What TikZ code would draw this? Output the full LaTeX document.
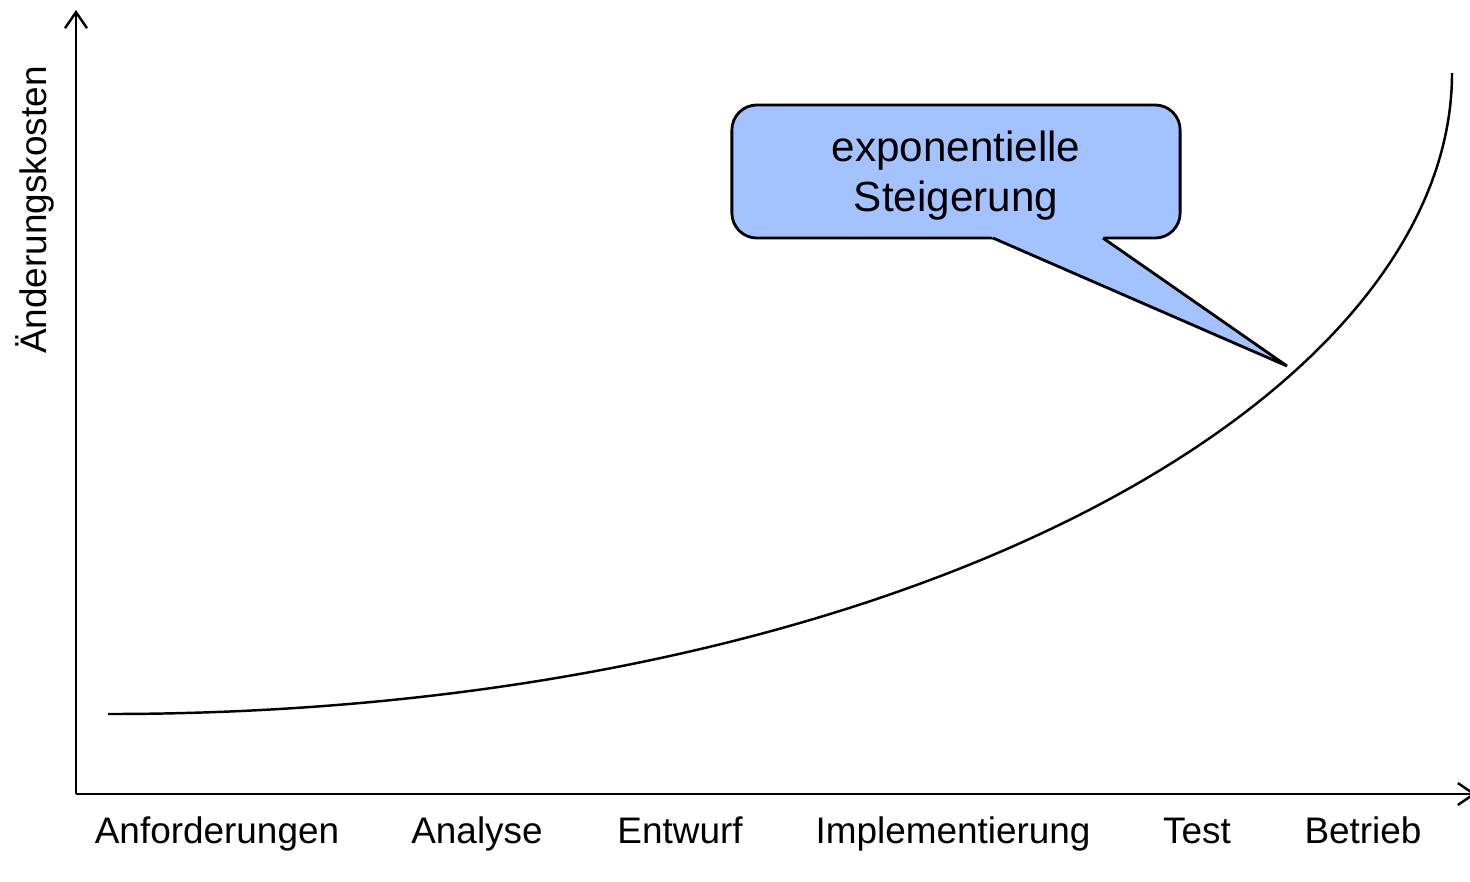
\documentclass[tikz,border=0pt]{standalone}
\usepackage{fontspec}
\setmainfont{Liberation Sans}
\usepackage{tikz}
\usetikzlibrary{arrows.meta, calc, positioning}
\definecolor{calloutblue}{RGB}{164,194,255}

\tikzset{
	axis/.style={line width=0.7pt, -{Straight Barb[length=1.6mm, width=2.2mm, line width=0.7pt]}},
	phase/.style={anchor=base, inner sep=0pt, font=\fontsize{10.5}{12.6}\selectfont},
	calloutbox/.style={draw, fill=calloutblue, line width=0.8pt, rounded corners=0.25cm,
		minimum width=4.48cm, minimum height=1.33cm, inner sep=0pt, outer sep=0pt},
	callouttext/.style={inner sep=0pt, align=center, font=\fontsize{12}{14.2}\selectfont}
}

\begin{document}
\begin{tikzpicture}[x=0.01cm, y=-0.01cm]
	\useasboundingbox (0,0) rectangle (1470,881);
	\pgfmathsetmacro{\originx}{76}
	\pgfmathsetmacro{\originy}{794}
	\coordinate (origin) at (\originx,\originy);
	\coordinate (ytip) at (\originx,10);
	\coordinate (xtip) at (1476,\originy);
	\draw[axis] (origin) -- (ytip);
	\draw[axis] (origin) -- (xtip);

	\node[phase, rotate=90] (ylabel) at (47,210) {Änderungskosten};

	\node[phase] (anf) at (217,843) {Anforderungen};
	\node[phase] (ana) at (477,843) {Analyse};
	\node[phase] (ent) at (680,843) {Entwurf};
	\node[phase] (imp) at (953,843) {Implementierung};
	\node[phase] (tst) at (1197,843) {Test};
	\node[phase] (btr) at (1363,843) {Betrieb};

	%% cost curve
	\coordinate (start) at (108,714);
	\coordinate (end) at (1452,73);
	\draw[line width=0.7pt] (start) .. controls (900,714) and (1452,400) .. (end);

	%% callout
	\node[calloutbox] (callout) at (956,171.5) {};
	\coordinate (tip) at (1287,366);
	\fill[calloutblue] ($(callout.south)+(30,-8)$) -- ($(callout.south)+(37,0)$) -- (tip)
		-- ($(callout.south)+(147,0)$) -- ($(callout.south)+(154,-8)$) -- cycle;
	\draw[line width=0.8pt, line join=miter] ($(callout.south)+(37,0)$) -- (tip) -- ($(callout.south)+(147,0)$);
	\node[callouttext] (steigerung) at ($(callout.center)+(0,4)$) {exponentielle\\Steigerung};
\end{tikzpicture}
\end{document}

■ Your goal: Skip every picture and return the lines above from the top through the one that contains "rotate=90] (ylabel) at".

■ The answer:
What TikZ code would draw this? Output the full LaTeX document.
\documentclass[tikz,border=0pt]{standalone}
\usepackage{fontspec}
\setmainfont{Liberation Sans}
\usepackage{tikz}
\usetikzlibrary{arrows.meta, calc, positioning}
\definecolor{calloutblue}{RGB}{164,194,255}

\tikzset{
	axis/.style={line width=0.7pt, -{Straight Barb[length=1.6mm, width=2.2mm, line width=0.7pt]}},
	phase/.style={anchor=base, inner sep=0pt, font=\fontsize{10.5}{12.6}\selectfont},
	calloutbox/.style={draw, fill=calloutblue, line width=0.8pt, rounded corners=0.25cm,
		minimum width=4.48cm, minimum height=1.33cm, inner sep=0pt, outer sep=0pt},
	callouttext/.style={inner sep=0pt, align=center, font=\fontsize{12}{14.2}\selectfont}
}

\begin{document}
\begin{tikzpicture}[x=0.01cm, y=-0.01cm]
	\useasboundingbox (0,0) rectangle (1470,881);
	\pgfmathsetmacro{\originx}{76}
	\pgfmathsetmacro{\originy}{794}
	\coordinate (origin) at (\originx,\originy);
	\coordinate (ytip) at (\originx,10);
	\coordinate (xtip) at (1476,\originy);
	\draw[axis] (origin) -- (ytip);
	\draw[axis] (origin) -- (xtip);

	\node[phase, rotate=90] (ylabel) at (47,210) {Änderungskosten};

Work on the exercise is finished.